The code demonstrates the following key concepts working with Dragon:

How to write programs that can run with either: Dragon or standard Python3
How to use multiprocessing.Pool to parallelize scientific workloads

Listing 13 scipy_image_demo.py: A small parallel image convolution benchmark

import os
import time
import numpy as np

import dragon
import multiprocessing as mp
from scipy import signal

NUM_WORKERS = 4
IMAGE_SIZE = 1024
MEMSIZE = 32 * 1024**2  # 32 MB
NUM_ITER = 10
NUM_BURN = 2


def convolve_image_filter(args: tuple) -> np.ndarray:
    """Use scipy to convolve an image with a filter

    :param args: tuple containing image and filter
    :type args: tuple
    :return: convolved image
    :rtype: np.array
    """
    image, random_filter = args
    return signal.convolve2d(image, random_filter)[::5, ::5]


if __name__ == "__main__":

    # check if we should use the Dragon
    if "DRAGON_PATCH_MP" in os.environ:
        mp.set_start_method("dragon")
    else:
        mp.set_start_method("spawn")

    # create the worker pool
    pool = mp.Pool(NUM_WORKERS)

    # create images, stay within MEMSIZE
    image = np.zeros((IMAGE_SIZE, IMAGE_SIZE))
    num_images = int(float(MEMSIZE) / float(image.size))

    rng = np.random.default_rng(42)
    filters = [rng.standard_normal(size=(4, 4)) for _ in range(num_images)]
    images = [np.zeros((IMAGE_SIZE, IMAGE_SIZE)) for _ in range(num_images)]

    print(f"# of workers = {NUM_WORKERS}", flush=True)
    print(f"memory footprint = {MEMSIZE}", flush=True)
    print(f"# of images = {num_images}", flush=True)

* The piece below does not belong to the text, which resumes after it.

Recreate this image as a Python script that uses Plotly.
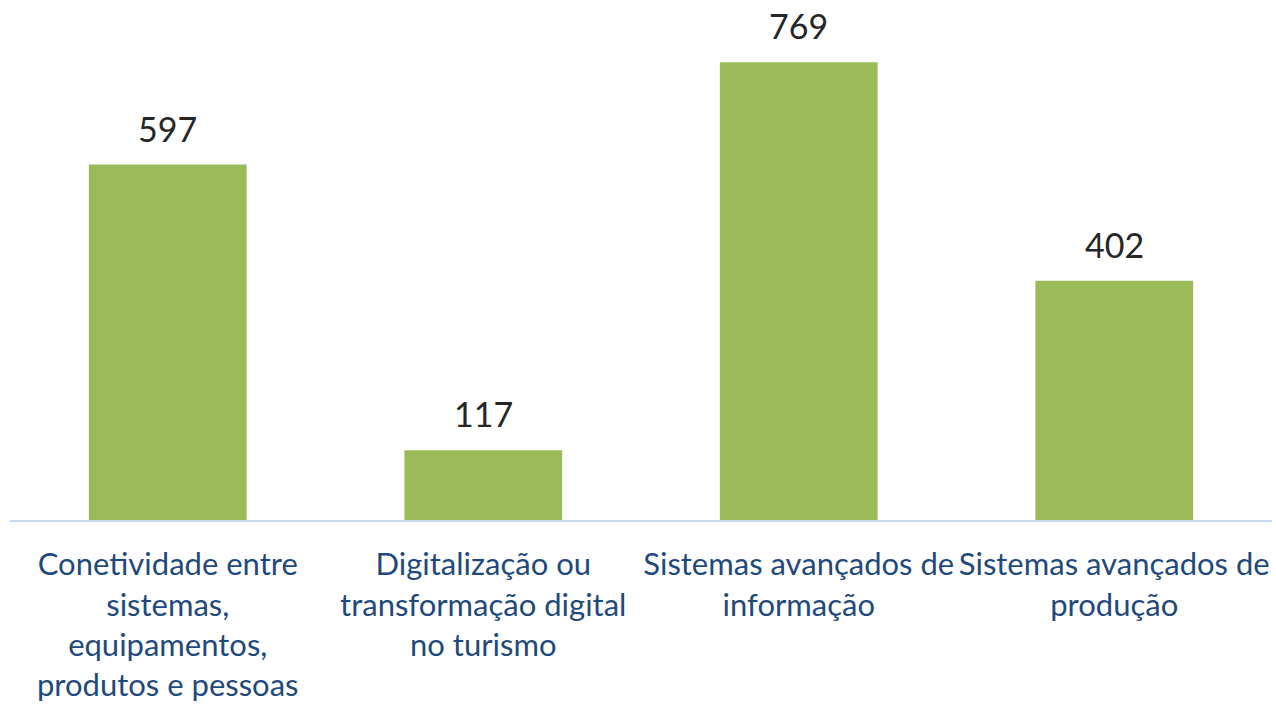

    # run a small benchmark

    results = []
    for _ in range(NUM_BURN + NUM_ITER):
        beg = time.perf_counter()
        pool.map(convolve_image_filter, zip(images, filters))
        end = time.perf_counter()
        results.append(end - beg)

    results = results[NUM_BURN:]  # throw away burn in results

    pool.close()
    pool.join()
    print(f"Average execution time {round(np.mean(results), 2)} second(s)", flush=True)
    print(f"Standard deviation: {round(np.std(results), 2)} second(s)")

This code can be run either with standard Python3 with python3 scipy_image_demo.py:

>$python3 scipy_image_demo.py
# of workers = 4
memory footprint = 33554432
# of images = 32
Average execution time 0.73 second(s)
Standard deviation: 0.03 second(s)

or using the Dragon runtime, potentially also on multiple nodes with dragon scipy_image_demo.py:

>$dragon scipy_image_demo.py
# of workers = 4
memory footprint = 33554432
# of images = 32
Average execution time 1.02 second(s)
Standard deviation: 0.2 second(s)
+++ head proc exited, code 0